Being There
Sometimes there’s just nothing you can do. A friend or family member is in distress — depressed, angry, disappointed, anxious, frustrated, or whatever. They may have experienced major trauma or be in the throes of some emotional upheaval. There’s no way you can solve the problem, and sometimes it’s simply better not to try. Not every problem can be fixed, and not everyone wants you to fix their problem. Sometimes it’s simply futile because there is no solution. Sometimes it’s insulting to even suggest that you might be able to fix it.
What do you do then? You sit with the person as they experience their feelings and say nothing. They don’t need advice. They don’t need conversation. They simply need the presence of another person. They just need you to be there.
Therapists sometimes recommend that when you have a strong feeling, you sit with it for a while. You don’t jump up and try to do something that will make it go away. You don’t ignore it. You don’t try to ignore it. You simply sit with the feeling and feel it. Later, there will be time to talk about it. First, you simply identify the feeling, if you can, and then be there with it.

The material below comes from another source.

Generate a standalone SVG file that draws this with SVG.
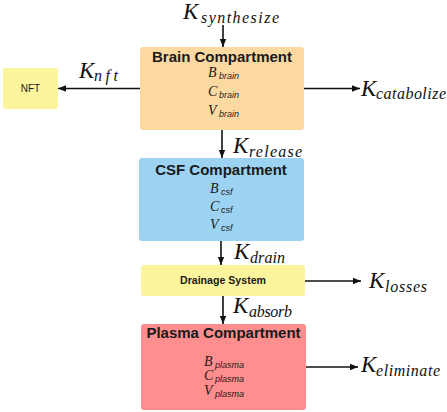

Being there for another person is a great gift to them. In the face of strong emotion, they may not have the ability to talk about it. Having someone who will simply lend their presence in a time of turmoil gives comfort when it’s needed, unobtrusively.

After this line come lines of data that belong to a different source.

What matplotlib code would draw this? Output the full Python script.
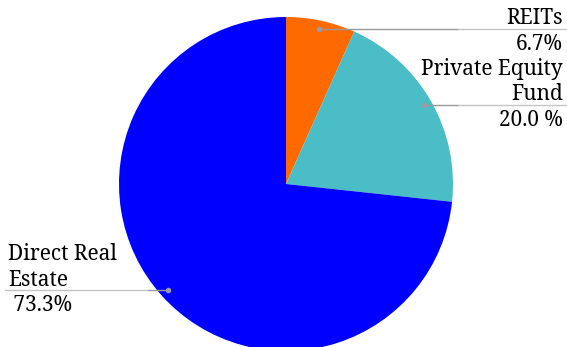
import numpy as np
import matplotlib
matplotlib.use("Agg")
import matplotlib.pyplot as plt

plt.rcParams['font.family'] = ['Noto Serif', 'DejaVu Serif']

labels = ["REITs", "Private Equity\nFund", "Direct Real\nEstate"]
pct_labels = ["6.7%", "20.0 %", " 73.3%"]
values = [6.7, 20.0, 73.3]
colors = ["#FF6A00", "#4ABDC7", "#0000FF"]

W, H = 567, 347
fig = plt.figure(figsize=(W / 100, H / 100), dpi=100)
ax = fig.add_axes([0, 0, 1, 1])

cx, cy, R = 286, H - 184, 167
ax.pie(values, colors=colors, startangle=90, counterclock=False,
       center=(cx, cy), radius=R, frame=True,
       wedgeprops=dict(linewidth=0))
ax.set_xlim(0, W)
ax.set_ylim(0, H)
ax.set_aspect("equal")
ax.axis("off")

# leader lines + labels
cum = np.cumsum([0] + values[:-1])
fs = 15
for i, (lab, pl, v) in enumerate(zip(labels, pct_labels, values)):
    mid = (cum[i] + v / 2) / 100 * 360
    ang = np.deg2rad(90 - mid)
    px = cx + 0.95 * R * np.cos(ang)
    py = cy + 0.95 * R * np.sin(ang)
    ax.plot([px], [py], "o", color="#9a9aa8", ms=3, zorder=5)
    if px > cx:
        ax.plot([px, 458], [py, py], color="#999999", lw=1, zorder=4)
        ax.plot([458, W], [py, py], color="#c4c4c4", lw=1, zorder=4)
        x0, ha = 563, "right"
    else:
        ax.plot([147, px], [py, py], color="#999999", lw=1, zorder=4)
        ax.plot([5, 147], [py, py], color="#c4c4c4", lw=1, zorder=4)
        x0, ha = 8, "left"
    ax.text(x0, py + 4.5, lab, ha=ha, va="baseline", fontsize=fs,
            linespacing=1.2)
    ax.text(x0, py - 21, pl, ha=ha, va="baseline", fontsize=fs)

plt.savefig("out.png", dpi=100)
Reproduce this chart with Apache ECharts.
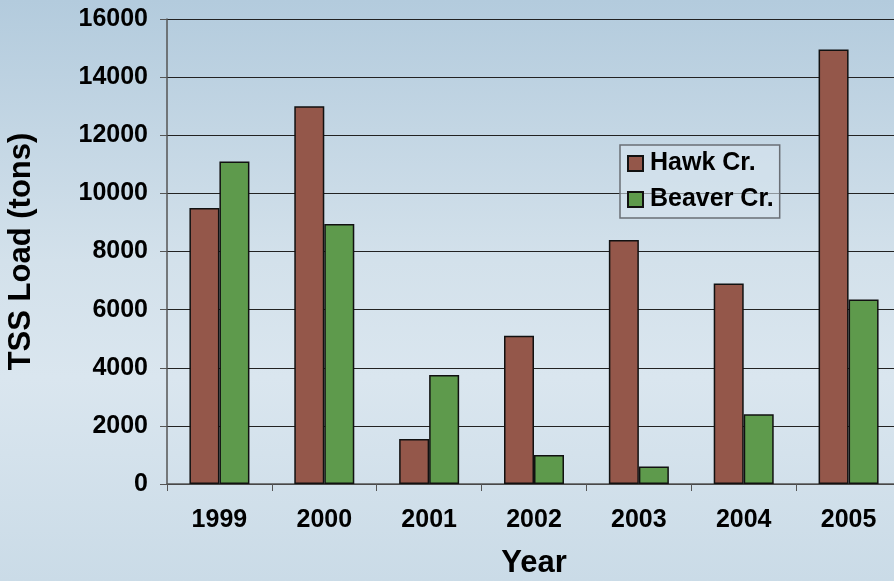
<!DOCTYPE html>
<html>
<head>
<meta charset="utf-8">
<script src="https://cdn.jsdelivr.net/npm/echarts@6/dist/echarts.min.js"></script>
<style>
html,body{margin:0;padding:0;}
#c{width:894px;height:581px;background:linear-gradient(to bottom,#b3cbdd 0%,#d3e1eb 45%,#dae6ef 65%,#cadbe7 100%);}
</style>
</head>
<body>
<div id="c"></div>
<script>
const years = ['1999','2000','2001','2002','2003','2004','2005'];
const hawk = [9500, 13000, 1550, 5100, 8400, 6900, 14950];
const beaver = [11100, 8950, 3750, 1000, 600, 2400, 6350];
const seriesNames = ['Hawk Cr.', 'Beaver Cr.'];

const font = 'Liberation Sans, Arial, sans-serif';
const chart = echarts.init(document.getElementById('c'));
chart.setOption({
  backgroundColor: 'transparent',
  animation: false,
  grid: {left: 167, top: 19, width: 734, bottom: 97, containLabel: false, outerBoundsMode: 'none'},
  legend: {
    orient: 'vertical',
    left: 620, top: 145,
    padding: [6, 6, 6, 7],
    itemGap: 11,
    icon: 'rect',
    itemWidth: 15, itemHeight: 15,
    borderColor: '#6a6f75', borderWidth: 1.5,
    backgroundColor: 'rgba(215,228,238,0.6)',
    textStyle: {fontFamily: font, fontWeight: 'bold', fontSize: 25, color: '#000', padding: [0,0,0,2]},
    data: seriesNames
  },
  xAxis: {
    type: 'category', data: years,
    name: 'Year', nameLocation: 'middle', nameGap: 64,
    nameTextStyle: {fontFamily: font, fontWeight: 'bold', fontSize: 31, color: '#000'},
    axisLine: {lineStyle: {color: '#555', width: 1.5}},
    axisTick: {show: true, length: 7, inside: false, lineStyle: {color: '#555'}},
    axisLabel: {fontFamily: font, fontWeight: 'bold', fontSize: 25, color: '#000', margin: 24}
  },
  yAxis: {
    type: 'value', min: 0, max: 16000, interval: 2000,
    name: 'TSS Load (tons)', nameLocation: 'middle', nameGap: 130, nameRotate: 90,
    nameTextStyle: {fontFamily: font, fontWeight: 'bold', fontSize: 31, color: '#000'},
    axisLine: {show: true, lineStyle: {color: '#555', width: 1.5}},
    axisTick: {show: true, length: 7, lineStyle: {color: '#555'}},
    axisLabel: {fontFamily: font, fontWeight: 'bold', fontSize: 25, color: '#000', margin: 19,
                formatter: v => String(v)},
    splitLine: {lineStyle: {color: '#222', width: 1}}
  },
  series: [
    {name: seriesNames[0], type: 'bar', data: hawk, barWidth: 30, barGap: '0%',
     itemStyle: {color: '#94574a', borderColor: '#111', borderWidth: 1.5}},
    {name: seriesNames[1], type: 'bar', data: beaver, barWidth: 30, barGap: '0%',
     itemStyle: {color: '#5e9a4c', borderColor: '#111', borderWidth: 1.5}}
  ]
});
</script>
</body>
</html>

You don’t have to simply sit when you’re being there for another person. You can touch them, place a hand on their shoulder. You can make them a cup of tea. You don’t ask if they want one. You just do it. The tea will be there if they need a soothing beverage. You will be there if they need a soothing presence.
Our society is so action-oriented these days. When we can’t solve a problem, we feel helpless. And that may be true. We’re helpless to change the situation, helpless to cheer up our friend, helpless to take pain away.
But being there may be the only action that is needed. The power of being there is the promise that, if your friend does need something concrete, something that you can offer, you will be there to provide it. In the meantime, there is nothing that either of you needs to do. Being there is the offering.